Posted in Books, Media Archive, Monographs, Social Justice, United States on 2018-02-03 03:10Z by Steven

So You Want to Talk About Race
Seal Press
2018-01-16
256 pages
Hardcover ISBN-13: 9781580056779
eBook ISBN-13: 9781580056786

Ijeoma Oluo

In this breakout book, Ijeoma Oluo explores the complex reality of today’s racial landscape–from white privilege and police brutality to systemic discrimination and the Black Lives Matter movement–offering straightforward clarity that readers need to contribute to the dismantling of the racial divide

In So You Want to Talk About Race, Editor at Large of The Establishment Ijeoma Oluo offers a contemporary, accessible take on the racial landscape in America, addressing head-on such issues as privilege, police brutality, intersectionality, micro-aggressions, the Black Lives Matter movement, and the “N” word. Perfectly positioned to bridge the gap between people of color and white Americans struggling with race complexities, Oluo answers the questions readers don’t dare ask, and explains the concepts that continue to elude everyday Americans.

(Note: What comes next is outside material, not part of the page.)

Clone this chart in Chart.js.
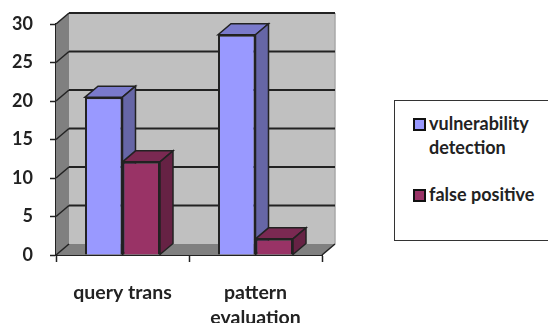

Oluo is an exceptional writer with a rare ability to be straightforward, funny, and effective in her coverage of sensitive, hyper-charged issues in America. Her messages are passionate but finely tuned, and crystalize ideas that would otherwise be vague by empowering them with aha-moment clarity. Her writing brings to mind voices like Ta-Nehisi Coates and Roxane Gay, and Jessica Valenti in Full Frontal Feminism, and a young Gloria Naylor, particularly in Naylor’s seminal essay “The Meaning of a Word.”